#### Task requirements
Retype only what runs from the beginning of the data through the line with "0.023, 0.008, 0.003, 0.001, 0.0]"; please omit the pictures and keep every line exact.

#### Data
-- BEGIN --

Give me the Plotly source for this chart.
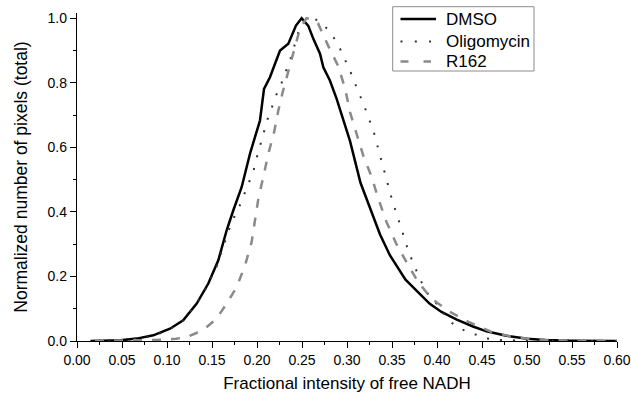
import plotly.graph_objects as go

# DMSO (solid black)
dmso_x = [0.015, 0.03, 0.048, 0.0663, 0.0848, 0.1033, 0.118, 0.133, 0.1459, 0.157, 0.1663, 0.1737,
          0.183, 0.1922, 0.2033, 0.2078, 0.2144, 0.22, 0.2256, 0.2348, 0.2433, 0.2496, 0.257, 0.2626,
          0.27, 0.2737, 0.281, 0.2885, 0.2996, 0.3033, 0.315, 0.3256, 0.3367, 0.3478, 0.365, 0.38,
          0.392, 0.405, 0.422, 0.44, 0.455, 0.477, 0.50, 0.52, 0.55, 0.60]
dmso_y = [0.0, 0.001, 0.002, 0.0074, 0.0176, 0.038, 0.064, 0.116, 0.178, 0.25, 0.343, 0.405,
          0.477, 0.58, 0.683, 0.781, 0.817, 0.859, 0.90, 0.921, 0.977, 1.0, 0.976, 0.936,
          0.89, 0.848, 0.807, 0.75, 0.65, 0.62, 0.49, 0.41, 0.33, 0.265, 0.19, 0.148,
          0.115, 0.09, 0.066, 0.045, 0.03, 0.016, 0.007, 0.003, 0.001, 0.0]

# Oligomycin (dotted)
oligo_x = [0.02, 0.05, 0.075, 0.10, 0.12, 0.14, 0.155, 0.165, 0.172, 0.179, 0.1848, 0.1904, 0.1959,
           0.1996, 0.204, 0.2078, 0.2115, 0.2174, 0.222, 0.2274, 0.2385, 0.247, 0.255, 0.262, 0.27,
           0.2804, 0.290, 0.296, 0.3026, 0.3078, 0.3137, 0.3193, 0.3248, 0.33, 0.3337, 0.3378, 0.342,
           0.346, 0.3497, 0.3589, 0.3633, 0.368, 0.3737, 0.380, 0.3867, 0.396, 0.403, 0.4126, 0.4256,
           0.44, 0.455, 0.47, 0.50, 0.60]
oligo_y = [0.0, 0.003, 0.01, 0.03, 0.068, 0.145, 0.23, 0.31, 0.37, 0.407, 0.446, 0.484, 0.525,
           0.567, 0.608, 0.647, 0.685, 0.73, 0.766, 0.80, 0.885, 0.967, 0.993, 1.0, 0.99,
           0.96, 0.92, 0.881, 0.843, 0.805, 0.766, 0.727, 0.685, 0.645, 0.606, 0.565, 0.523,
           0.482, 0.441, 0.361, 0.322, 0.281, 0.24, 0.198, 0.157, 0.126, 0.105, 0.064, 0.038,
           0.023, 0.008, 0.003, 0.001, 0.0]

# R162 (dashed grey)
r162_x = [0.02, 0.05, 0.08, 0.0996, 0.11, 0.122, 0.132, 0.142, 0.155, 0.1663, 0.1774, 0.1867, 0.194,
          0.198, 0.2015, 0.207, 0.2126, 0.219, 0.2237, 0.229, 0.236, 0.242, 0.248, 0.255, 0.262, 0.268,
          0.279, 0.290, 0.298, 0.3033, 0.311, 0.318, 0.3274, 0.3348, 0.344, 0.355, 0.366, 0.379,
          0.394, 0.4126, 0.435, 0.4607, 0.485, 0.51, 0.55, 0.60]
r162_y = [0.0, 0.001, 0.002, 0.004, 0.007, 0.0124, 0.024, 0.038, 0.069, 0.116, 0.167, 0.234, 0.306,
          0.379, 0.441, 0.508, 0.58, 0.647, 0.714, 0.776, 0.85, 0.915, 0.97, 1.0, 0.995, 0.983,
          0.915, 0.853, 0.781, 0.709, 0.642, 0.575, 0.508, 0.441, 0.368, 0.30, 0.245, 0.183,
          0.131, 0.093, 0.059, 0.028, 0.0124, 0.004, 0.001, 0.0]

series_names = ["DMSO", "Oligomycin", "R162"]
x_ticks = [0.00, 0.05, 0.10, 0.15, 0.20, 0.25, 0.30, 0.35, 0.40, 0.45, 0.50, 0.55, 0.60]
y_ticks = [0.0, 0.2, 0.4, 0.6, 0.8, 1.0]

FONT = "Liberation Sans, Arial, sans-serif"
styles = [
    dict(color="black", width=2.5, dash="solid"),
    dict(color="#333333", width=2, dash="2px,11px"),
    dict(color="#8a8a8a", width=2.5, dash="9px,10px"),
]

fig = go.Figure()
for nm, xs, ys, st in zip(series_names, [dmso_x, oligo_x, r162_x], [dmso_y, oligo_y, r162_y], styles):
    fig.add_trace(go.Scatter(x=xs, y=ys, mode="lines", name=nm, line=st, showlegend=False))

# Hand-placed legend (box, samples, real text labels)
M_L, M_R, M_T, M_B, W, H = 77, 14, 13, 54, 631, 395
PW, PH = W - M_L - M_R, H - M_T - M_B
def px(x):
    return (x - M_L) / PW
def py(y):
    return (H - M_B - y) / PH

fig.add_shape(type="rect", xref="paper", yref="paper",
              x0=px(392.7), x1=px(534), y0=py(71), y1=py(6.7),
              line=dict(color="#8c8c8c", width=1), fillcolor="white", layer="above")
legend_rows = [19, 41.5, 61.5]
sample_styles = [
    dict(color="black", width=2.5, dash="solid"),
    dict(color="#333333", width=2, dash="2px,12.3px"),
    dict(color="#8a8a8a", width=2.5, dash="8px,15px"),
]
sample_ends = [436, 431, 431]
for nm, yr, st, xe in zip(series_names, legend_rows, sample_styles, sample_ends):
    fig.add_shape(type="line", xref="paper", yref="paper",
                  x0=px(400.5), x1=px(xe), y0=py(yr), y1=py(yr), line=st, layer="above")
    fig.add_annotation(text=nm, xref="paper", yref="paper", x=px(443.5), y=py(yr),
                       xanchor="left", yanchor="middle", showarrow=False,
                       font=dict(family=FONT, size=17, color="black"))

fig.update_layout(
    width=W, height=H,
    margin=dict(l=M_L, r=M_R, t=M_T, b=M_B, autoexpand=False),
    paper_bgcolor="white", plot_bgcolor="white",
    font=dict(family=FONT, size=14, color="black"),
    showlegend=False,
)
fig.update_xaxes(
    range=[0, 0.6], tickvals=x_ticks, tickformat=".2f", automargin=False,
    showline=True, linecolor="black", linewidth=1.3, mirror=False,
    ticks="outside", ticklen=6, tickwidth=1.3, tickcolor="black",
    minor=dict(dtick=0.025, ticks="outside", ticklen=3, tickwidth=1.2, tickcolor="black", showgrid=False),
    showgrid=False, zeroline=False,
    tickfont=dict(family=FONT, size=14),
    title=dict(text="Fractional intensity of free NADH", font=dict(family=FONT, size=17), standoff=10),
)
fig.update_yaxes(
    range=[0, 1.016], tickvals=y_ticks, tickformat=".1f", automargin=False,
    showline=True, linecolor="black", linewidth=1.3, mirror=False,
    ticks="outside", ticklen=6, tickwidth=1.3, tickcolor="black",
    minor=dict(dtick=0.1, ticks="outside", ticklen=3, tickwidth=1.2, tickcolor="black", showgrid=False),
    showgrid=False, zeroline=False,
    tickfont=dict(family=FONT, size=14),
    title=dict(text="Normalized number of pixels (total)", font=dict(family=FONT, size=17.5), standoff=15),
)

fig.write_html("out.html")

-- END --

#### Task solution
Give me the Plotly source for this chart.
import plotly.graph_objects as go

# DMSO (solid black)
dmso_x = [0.015, 0.03, 0.048, 0.0663, 0.0848, 0.1033, 0.118, 0.133, 0.1459, 0.157, 0.1663, 0.1737,
          0.183, 0.1922, 0.2033, 0.2078, 0.2144, 0.22, 0.2256, 0.2348, 0.2433, 0.2496, 0.257, 0.2626,
          0.27, 0.2737, 0.281, 0.2885, 0.2996, 0.3033, 0.315, 0.3256, 0.3367, 0.3478, 0.365, 0.38,
          0.392, 0.405, 0.422, 0.44, 0.455, 0.477, 0.50, 0.52, 0.55, 0.60]
dmso_y = [0.0, 0.001, 0.002, 0.0074, 0.0176, 0.038, 0.064, 0.116, 0.178, 0.25, 0.343, 0.405,
          0.477, 0.58, 0.683, 0.781, 0.817, 0.859, 0.90, 0.921, 0.977, 1.0, 0.976, 0.936,
          0.89, 0.848, 0.807, 0.75, 0.65, 0.62, 0.49, 0.41, 0.33, 0.265, 0.19, 0.148,
          0.115, 0.09, 0.066, 0.045, 0.03, 0.016, 0.007, 0.003, 0.001, 0.0]

# Oligomycin (dotted)
oligo_x = [0.02, 0.05, 0.075, 0.10, 0.12, 0.14, 0.155, 0.165, 0.172, 0.179, 0.1848, 0.1904, 0.1959,
           0.1996, 0.204, 0.2078, 0.2115, 0.2174, 0.222, 0.2274, 0.2385, 0.247, 0.255, 0.262, 0.27,
           0.2804, 0.290, 0.296, 0.3026, 0.3078, 0.3137, 0.3193, 0.3248, 0.33, 0.3337, 0.3378, 0.342,
           0.346, 0.3497, 0.3589, 0.3633, 0.368, 0.3737, 0.380, 0.3867, 0.396, 0.403, 0.4126, 0.4256,
           0.44, 0.455, 0.47, 0.50, 0.60]
oligo_y = [0.0, 0.003, 0.01, 0.03, 0.068, 0.145, 0.23, 0.31, 0.37, 0.407, 0.446, 0.484, 0.525,
           0.567, 0.608, 0.647, 0.685, 0.73, 0.766, 0.80, 0.885, 0.967, 0.993, 1.0, 0.99,
           0.96, 0.92, 0.881, 0.843, 0.805, 0.766, 0.727, 0.685, 0.645, 0.606, 0.565, 0.523,
           0.482, 0.441, 0.361, 0.322, 0.281, 0.24, 0.198, 0.157, 0.126, 0.105, 0.064, 0.038,
           0.023, 0.008, 0.003, 0.001, 0.0]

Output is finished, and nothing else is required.